RECORDS FOR THE TASK:
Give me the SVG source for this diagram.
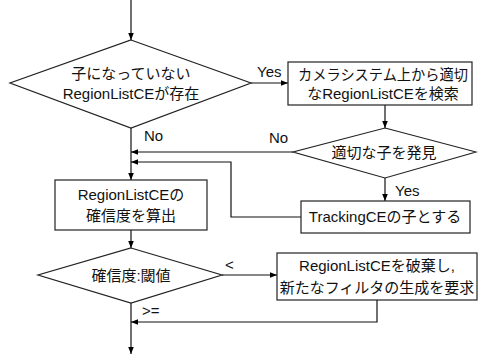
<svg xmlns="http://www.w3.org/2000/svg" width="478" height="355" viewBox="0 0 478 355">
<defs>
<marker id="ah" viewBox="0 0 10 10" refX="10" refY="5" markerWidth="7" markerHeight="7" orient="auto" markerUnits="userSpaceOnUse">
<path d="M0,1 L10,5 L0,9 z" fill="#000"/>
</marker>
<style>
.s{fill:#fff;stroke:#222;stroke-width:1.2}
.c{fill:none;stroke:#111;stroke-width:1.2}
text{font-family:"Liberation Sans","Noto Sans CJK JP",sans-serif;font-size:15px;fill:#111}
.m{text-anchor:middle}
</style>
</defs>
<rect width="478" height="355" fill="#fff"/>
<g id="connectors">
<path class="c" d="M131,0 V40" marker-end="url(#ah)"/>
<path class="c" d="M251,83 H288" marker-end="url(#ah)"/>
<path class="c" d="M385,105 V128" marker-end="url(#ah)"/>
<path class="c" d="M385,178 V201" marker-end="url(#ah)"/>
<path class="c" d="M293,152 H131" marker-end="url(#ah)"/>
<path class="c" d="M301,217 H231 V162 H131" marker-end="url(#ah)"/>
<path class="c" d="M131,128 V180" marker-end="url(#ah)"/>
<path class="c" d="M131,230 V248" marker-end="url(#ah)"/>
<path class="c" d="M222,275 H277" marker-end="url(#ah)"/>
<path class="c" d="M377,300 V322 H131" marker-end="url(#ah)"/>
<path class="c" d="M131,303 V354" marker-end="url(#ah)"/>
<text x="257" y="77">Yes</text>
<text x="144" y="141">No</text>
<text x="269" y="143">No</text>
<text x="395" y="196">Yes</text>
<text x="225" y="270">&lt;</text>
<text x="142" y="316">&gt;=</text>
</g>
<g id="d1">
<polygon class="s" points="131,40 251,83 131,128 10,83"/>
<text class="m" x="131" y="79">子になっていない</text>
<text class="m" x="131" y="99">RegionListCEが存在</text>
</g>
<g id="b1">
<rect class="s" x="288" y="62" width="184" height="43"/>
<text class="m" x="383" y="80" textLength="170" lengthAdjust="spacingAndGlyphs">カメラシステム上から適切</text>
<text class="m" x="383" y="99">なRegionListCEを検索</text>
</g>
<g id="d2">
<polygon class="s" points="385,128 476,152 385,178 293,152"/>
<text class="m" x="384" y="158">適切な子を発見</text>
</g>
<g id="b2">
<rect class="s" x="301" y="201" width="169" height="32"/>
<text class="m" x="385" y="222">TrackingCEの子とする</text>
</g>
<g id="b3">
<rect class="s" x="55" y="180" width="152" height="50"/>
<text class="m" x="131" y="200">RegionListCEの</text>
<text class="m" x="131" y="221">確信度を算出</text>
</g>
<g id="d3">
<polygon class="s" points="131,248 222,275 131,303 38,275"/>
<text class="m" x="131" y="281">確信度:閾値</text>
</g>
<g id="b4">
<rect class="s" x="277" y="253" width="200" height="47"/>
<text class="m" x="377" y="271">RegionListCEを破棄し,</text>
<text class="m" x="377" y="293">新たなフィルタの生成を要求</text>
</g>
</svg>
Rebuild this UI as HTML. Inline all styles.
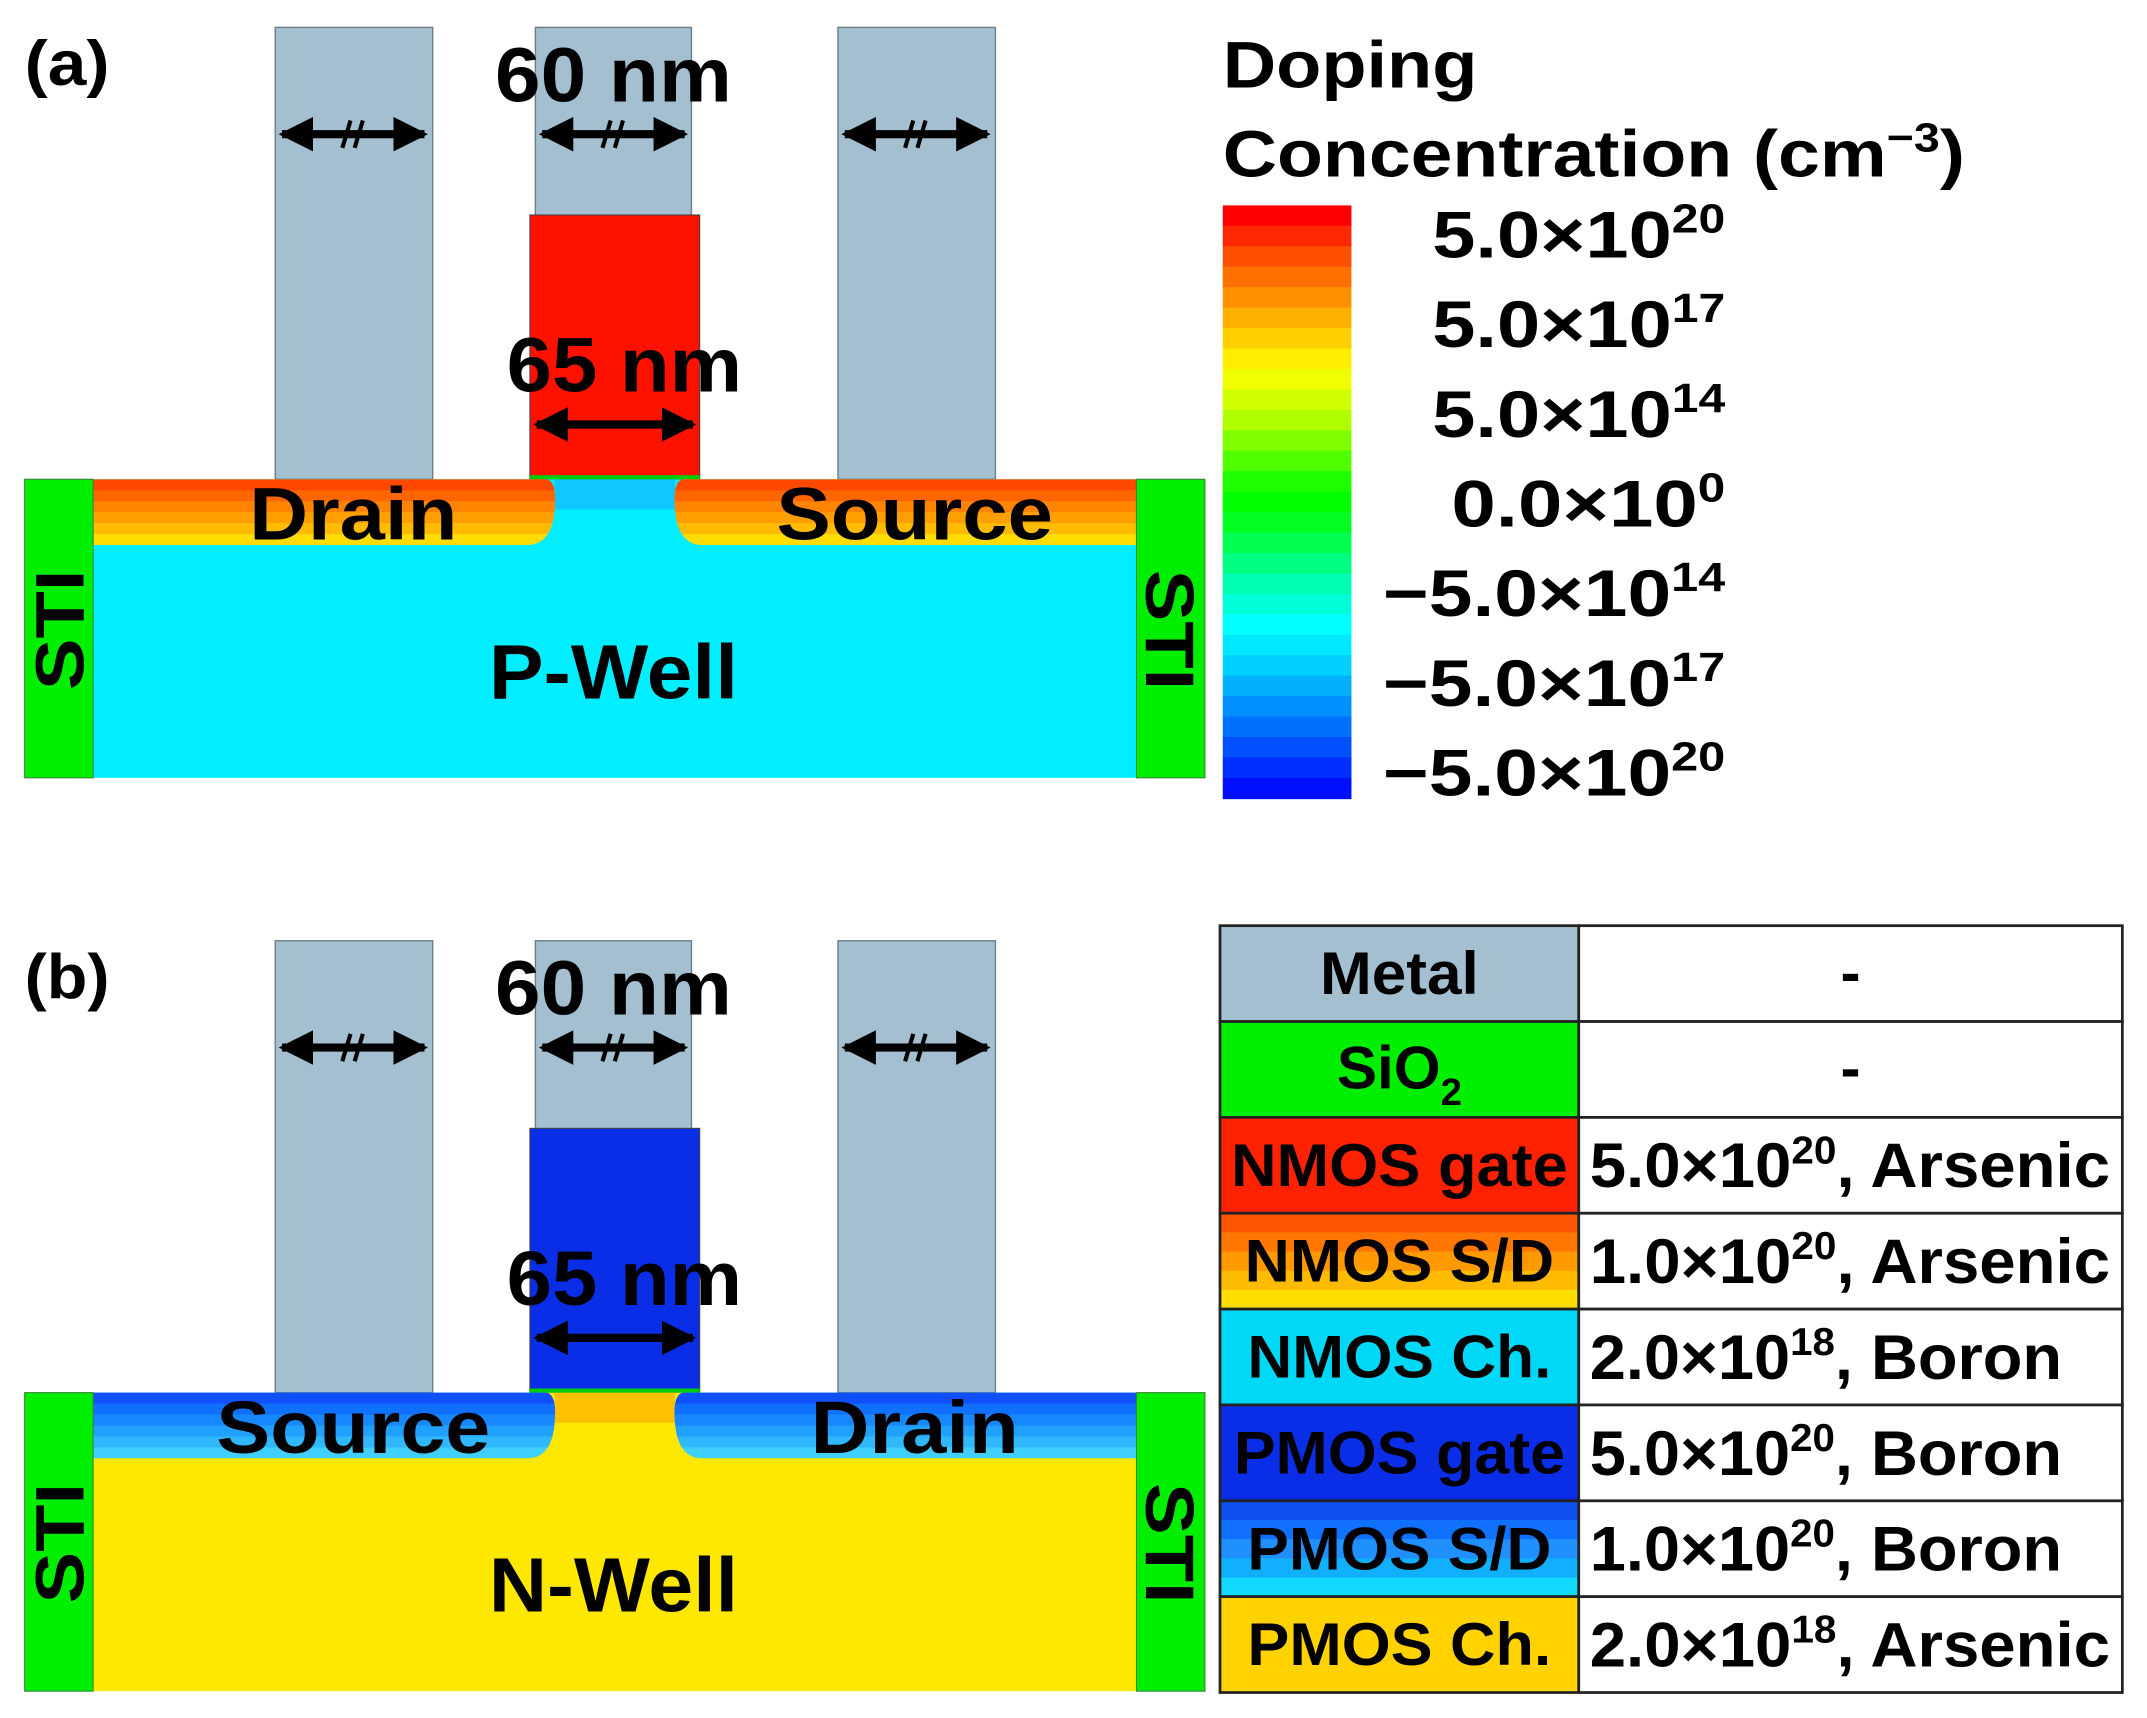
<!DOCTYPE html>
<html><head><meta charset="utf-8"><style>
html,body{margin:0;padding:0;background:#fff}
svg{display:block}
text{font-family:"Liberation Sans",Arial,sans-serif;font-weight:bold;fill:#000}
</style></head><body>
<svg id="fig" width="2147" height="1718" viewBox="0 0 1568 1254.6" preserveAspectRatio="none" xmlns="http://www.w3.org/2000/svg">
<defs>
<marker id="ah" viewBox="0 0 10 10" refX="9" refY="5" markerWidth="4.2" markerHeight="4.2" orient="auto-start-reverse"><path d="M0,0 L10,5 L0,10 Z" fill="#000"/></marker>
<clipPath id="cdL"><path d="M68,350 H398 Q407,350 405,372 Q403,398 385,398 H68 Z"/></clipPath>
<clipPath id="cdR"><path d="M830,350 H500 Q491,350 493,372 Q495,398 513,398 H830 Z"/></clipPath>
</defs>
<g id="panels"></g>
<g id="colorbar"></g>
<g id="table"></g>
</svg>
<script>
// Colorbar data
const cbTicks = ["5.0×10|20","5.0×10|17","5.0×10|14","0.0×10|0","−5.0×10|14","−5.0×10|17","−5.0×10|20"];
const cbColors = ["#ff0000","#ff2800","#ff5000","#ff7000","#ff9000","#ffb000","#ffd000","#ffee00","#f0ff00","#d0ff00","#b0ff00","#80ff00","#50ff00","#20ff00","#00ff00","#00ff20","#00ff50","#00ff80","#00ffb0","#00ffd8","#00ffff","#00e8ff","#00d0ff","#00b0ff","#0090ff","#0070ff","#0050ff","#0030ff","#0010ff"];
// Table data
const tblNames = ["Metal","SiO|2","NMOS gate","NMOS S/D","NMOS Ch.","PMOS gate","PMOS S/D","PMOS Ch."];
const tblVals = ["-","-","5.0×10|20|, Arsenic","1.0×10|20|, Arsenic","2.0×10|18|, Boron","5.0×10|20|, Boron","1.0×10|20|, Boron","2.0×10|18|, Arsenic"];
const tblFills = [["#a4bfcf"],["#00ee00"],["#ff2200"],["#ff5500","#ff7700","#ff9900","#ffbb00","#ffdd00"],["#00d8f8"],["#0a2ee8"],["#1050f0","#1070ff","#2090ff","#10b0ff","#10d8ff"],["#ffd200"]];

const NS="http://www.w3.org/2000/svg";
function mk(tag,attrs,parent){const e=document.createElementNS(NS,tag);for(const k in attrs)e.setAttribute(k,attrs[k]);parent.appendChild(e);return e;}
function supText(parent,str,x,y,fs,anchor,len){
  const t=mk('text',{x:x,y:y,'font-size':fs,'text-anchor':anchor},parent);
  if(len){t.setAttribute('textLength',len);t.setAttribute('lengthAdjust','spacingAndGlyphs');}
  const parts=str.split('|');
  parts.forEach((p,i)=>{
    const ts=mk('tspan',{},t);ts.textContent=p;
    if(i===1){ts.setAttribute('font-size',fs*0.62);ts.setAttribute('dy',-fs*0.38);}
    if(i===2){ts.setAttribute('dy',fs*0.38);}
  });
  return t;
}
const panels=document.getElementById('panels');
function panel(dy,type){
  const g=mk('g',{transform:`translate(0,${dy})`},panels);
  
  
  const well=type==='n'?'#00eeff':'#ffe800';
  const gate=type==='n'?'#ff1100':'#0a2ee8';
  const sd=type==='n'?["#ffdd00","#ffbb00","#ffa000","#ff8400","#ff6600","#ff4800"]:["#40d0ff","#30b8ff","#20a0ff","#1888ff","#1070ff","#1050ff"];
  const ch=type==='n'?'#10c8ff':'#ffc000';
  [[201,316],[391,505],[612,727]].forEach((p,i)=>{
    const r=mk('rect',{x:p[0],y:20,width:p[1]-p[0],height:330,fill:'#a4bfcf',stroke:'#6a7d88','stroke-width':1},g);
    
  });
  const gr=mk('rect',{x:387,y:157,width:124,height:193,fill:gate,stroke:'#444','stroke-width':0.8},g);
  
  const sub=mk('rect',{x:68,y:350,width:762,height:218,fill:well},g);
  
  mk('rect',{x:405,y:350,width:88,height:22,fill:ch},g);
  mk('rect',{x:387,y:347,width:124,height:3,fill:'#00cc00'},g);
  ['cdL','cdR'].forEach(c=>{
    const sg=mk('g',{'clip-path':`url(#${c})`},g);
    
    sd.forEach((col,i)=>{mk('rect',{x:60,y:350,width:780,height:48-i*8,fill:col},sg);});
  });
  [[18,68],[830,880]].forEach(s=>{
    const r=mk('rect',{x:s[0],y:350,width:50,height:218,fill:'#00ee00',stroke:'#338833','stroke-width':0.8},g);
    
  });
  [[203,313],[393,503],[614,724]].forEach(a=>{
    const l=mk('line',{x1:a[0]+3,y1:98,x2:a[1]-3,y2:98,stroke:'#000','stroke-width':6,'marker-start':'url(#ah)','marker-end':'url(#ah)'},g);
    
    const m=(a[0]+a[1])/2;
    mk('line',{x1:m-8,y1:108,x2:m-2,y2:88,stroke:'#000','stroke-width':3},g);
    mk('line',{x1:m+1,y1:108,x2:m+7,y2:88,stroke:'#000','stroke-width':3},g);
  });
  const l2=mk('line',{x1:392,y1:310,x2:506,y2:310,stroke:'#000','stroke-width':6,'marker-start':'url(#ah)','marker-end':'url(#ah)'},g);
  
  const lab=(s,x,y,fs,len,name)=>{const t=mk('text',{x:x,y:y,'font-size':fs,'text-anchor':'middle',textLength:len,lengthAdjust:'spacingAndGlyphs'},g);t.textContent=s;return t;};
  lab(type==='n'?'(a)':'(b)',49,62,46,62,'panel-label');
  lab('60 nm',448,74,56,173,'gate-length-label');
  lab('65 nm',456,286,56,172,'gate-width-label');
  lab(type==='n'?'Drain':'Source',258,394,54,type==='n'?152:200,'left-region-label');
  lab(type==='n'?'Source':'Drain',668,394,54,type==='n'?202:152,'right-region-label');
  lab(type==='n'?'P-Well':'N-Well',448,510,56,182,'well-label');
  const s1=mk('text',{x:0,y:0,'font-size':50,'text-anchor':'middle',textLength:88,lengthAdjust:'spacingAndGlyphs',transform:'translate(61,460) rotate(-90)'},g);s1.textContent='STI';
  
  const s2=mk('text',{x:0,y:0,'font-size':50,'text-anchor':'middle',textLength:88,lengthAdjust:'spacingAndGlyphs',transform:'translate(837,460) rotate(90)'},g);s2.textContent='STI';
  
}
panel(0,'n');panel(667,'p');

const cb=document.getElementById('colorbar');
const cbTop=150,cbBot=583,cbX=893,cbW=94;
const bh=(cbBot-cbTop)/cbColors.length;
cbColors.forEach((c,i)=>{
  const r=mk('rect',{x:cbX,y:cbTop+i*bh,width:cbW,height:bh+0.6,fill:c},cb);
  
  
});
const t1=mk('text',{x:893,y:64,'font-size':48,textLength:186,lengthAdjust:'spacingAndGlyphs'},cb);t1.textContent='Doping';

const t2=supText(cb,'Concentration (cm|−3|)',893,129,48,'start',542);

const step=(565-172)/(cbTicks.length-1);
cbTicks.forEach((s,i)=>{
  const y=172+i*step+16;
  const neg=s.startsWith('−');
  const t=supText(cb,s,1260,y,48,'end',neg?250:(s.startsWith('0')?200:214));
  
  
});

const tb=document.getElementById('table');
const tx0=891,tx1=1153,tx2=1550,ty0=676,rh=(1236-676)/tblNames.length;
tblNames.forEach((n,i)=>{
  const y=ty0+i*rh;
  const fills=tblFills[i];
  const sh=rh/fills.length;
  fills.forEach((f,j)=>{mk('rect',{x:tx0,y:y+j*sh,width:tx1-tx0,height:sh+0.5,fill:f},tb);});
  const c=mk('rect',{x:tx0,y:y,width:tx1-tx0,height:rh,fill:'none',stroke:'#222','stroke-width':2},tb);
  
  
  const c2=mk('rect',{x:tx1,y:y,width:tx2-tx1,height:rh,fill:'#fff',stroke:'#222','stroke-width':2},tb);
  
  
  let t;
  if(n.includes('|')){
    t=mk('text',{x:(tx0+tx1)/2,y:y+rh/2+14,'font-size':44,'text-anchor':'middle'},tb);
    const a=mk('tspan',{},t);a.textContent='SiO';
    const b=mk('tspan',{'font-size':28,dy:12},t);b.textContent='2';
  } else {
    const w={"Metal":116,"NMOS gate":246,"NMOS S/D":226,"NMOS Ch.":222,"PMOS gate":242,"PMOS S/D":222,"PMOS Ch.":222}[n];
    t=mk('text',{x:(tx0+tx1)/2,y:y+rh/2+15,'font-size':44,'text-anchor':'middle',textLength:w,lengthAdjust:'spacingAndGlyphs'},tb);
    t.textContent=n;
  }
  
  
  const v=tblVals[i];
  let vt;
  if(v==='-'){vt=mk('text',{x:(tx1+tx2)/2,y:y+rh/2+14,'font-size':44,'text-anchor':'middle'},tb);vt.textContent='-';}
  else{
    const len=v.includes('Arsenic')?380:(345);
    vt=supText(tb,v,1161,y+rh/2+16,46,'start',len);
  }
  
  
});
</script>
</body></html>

STATED GOAL:
Scan the material above. Copy each line where "this" occurs.

ANSWER TO THE EXERCISE:
Give me the SVG source for this diagram.
Rebuild this UI as HTML. Inline all styles.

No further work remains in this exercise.